USAID fact sheet: Food assistance to Iraq

News and Press Release
Originally published
On March 20, 2003 the Bush Administration announced the immediate release of 200,000 metric tons of wheat from the Bill Emerson Humanitarian Trust, with another 400,000 tons to be made available as needed.1

A portion of the wheat from the reserve will be exchanged for rice, so that a total of 500,000 MT of food commodities will be available to feed the people of Iraq.

The first shipment of 50,000 metric tons of wheat from this donation is expected to be moving next week and is scheduled to arrive in the Middle East within one month. The food commodities will be transported into Iraq by WFP when the situation is secure. Additional wheat and rice will follow over the next weeks and months.

Prior to this announcement, the U.S. has also provided:

  • $40 million of assistance to the World Food Program (WFP) for planning and logistical support costs and some food pre-positioning. A further $20 million has been approved and is on the way.

  • 110,000 metric tons of flour, rice, vegetable oil and beans that is already ordered, shipped or en route to the region to assist with refugees and displaced Iraqis.
In total, the U.S. government is providing 610,000 metric tons of food worth $300 million as well as $60 million cash for a total contribution of $360 million. In addition, the WFP has positioned 132,000 metric tons of food in region, which will feed 2.2 million people per month for about four months. Taking these and other donations into account, the international community is providing over 740,000 metric tons of food to feed the Iraqi people.

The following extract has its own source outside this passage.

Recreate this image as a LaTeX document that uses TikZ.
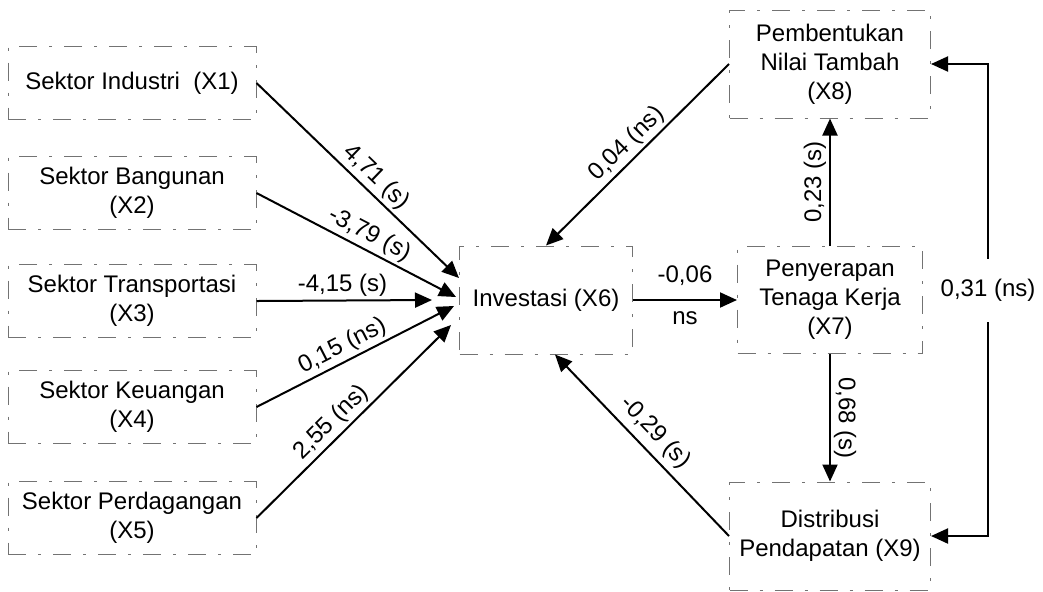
\documentclass[tikz,border=0pt]{standalone}
\usepackage{fontspec}
\setmainfont{Liberation Sans}
\usetikzlibrary{arrows.meta}
\begin{document}
\begin{tikzpicture}[x=0.5pt,y=-0.5pt,
  box/.style={draw=black!55, line width=0.5pt,
    dash pattern=on 9pt off 6pt on 1.5pt off 6pt,
    align=center, font=\fontsize{12}{14.5}\selectfont, inner sep=0pt},
  leftbox/.style={box, minimum width=124pt, minimum height=36.5pt},
  tip/.tip={Triangle[length=8.5pt,width=7.5pt]},
  link/.style={line width=1pt, -tip},
  lab/.style={font=\fontsize{12}{14}\selectfont, inner sep=1.5pt},
]
\useasboundingbox (0,0) rectangle (1043,591);

% sector boxes on the left
\node[leftbox] (x1) at (132,83)  {Sektor Industri~ (X1)};
\node[leftbox] (x2) at (132,193) {Sektor Bangunan\\(X2)};
\node[leftbox] (x3) at (132,301) {Sektor Transportasi\\(X3)};
\node[leftbox] (x4) at (132,407) {Sektor Keuangan\\(X4)};
\node[leftbox] (x5) at (132,518) {Sektor Perdagangan\\(X5)};

% central and right boxes
\node[box, minimum width=86.5pt, minimum height=54pt]   (x6) at (546,300) {Investasi (X6)};
\node[box, minimum width=92.5pt, minimum height=53.5pt] (x7) at (830,300) {Penyerapan\\Tenaga Kerja\\(X7)};
\node[box, minimum width=100.5pt, minimum height=54pt]  (x8) at (830,64)  {Pembentukan\\Nilai Tambah\\(X8)};
\node[box, minimum width=100.5pt, minimum height=54pt]  (x9) at (830,536) {Distribusi\\Pendapatan (X9)};

% paths into Investasi
\draw[link] (x1.east) -- node[lab, sloped, above, pos=0.54] {4,71 (s)} ([yshift=11pt]x6.west);
\draw[link] (x2.east) -- node[lab, sloped, above, pos=0.53] {-3,79 (s)} ([xshift=-1.5pt,yshift=1.5pt]x6.west);
\draw[link] (x3.east) -- node[lab, sloped, above, pos=0.49] {-4,15 (s)} ([xshift=-13.5pt]x6.west);
\draw[link] (x4.east) -- node[lab, sloped, above, pos=0.47] {0,15 (ns)} ([xshift=-2.5pt,yshift=-3pt]x6.west);
\draw[link] (x5.east) -- node[lab, sloped, above, pos=0.44] {2,55 (ns)} ([xshift=-4pt,yshift=-12.5pt]x6.west);

\draw[link] (x8.west) -- node[lab, sloped, above] {0,04 (ns)} (x6.north);
\draw[link] (x9.west) -- node[lab, sloped, above, inner sep=3pt] {-0,29 (s)} ([xshift=4.5pt]x6.south);

% chain on the right
\draw[link] (x6.east) -- node[lab, above=5pt] {-0,06} node[lab, below=4pt] {ns} (x7.west);
\draw[link] (x7.north) -- node[lab, sloped, above] {0,23 (s)} (x8.south);
\draw[link] (x7.south) -- node[lab, sloped, above] {0,68 (s)} (x9.north);

% two-way link between X9 and X8
\coordinate (loop) at (988,300);
\draw[line width=1pt, tip-tip] (x9.east) -- (x9.east -| loop)
  -- node[lab, fill=white, inner xsep=2pt, inner ysep=10pt, pos=0.52] {0,31 (ns)} (x8.east -| loop)
  -- (x8.east);
\end{tikzpicture}
\end{document}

1. The Emerson Trust is an emergency reserve administered under the authority of the Secretary of Agriculture. It is available for humanitarian relief in developing countries, allowing the United States to respond to unanticipated food crises. U.S. food aid programs, under Title II of Public Law 480, are currently fully allocated for the fiscal year, and use of the reserve will help ensure that sufficient commodities are available to respond to needs in Iraq without affecting U.S. food aid commitments elsewhere in the world. The reserve was reauthorized through 2007 by the 2002 Farm Bill.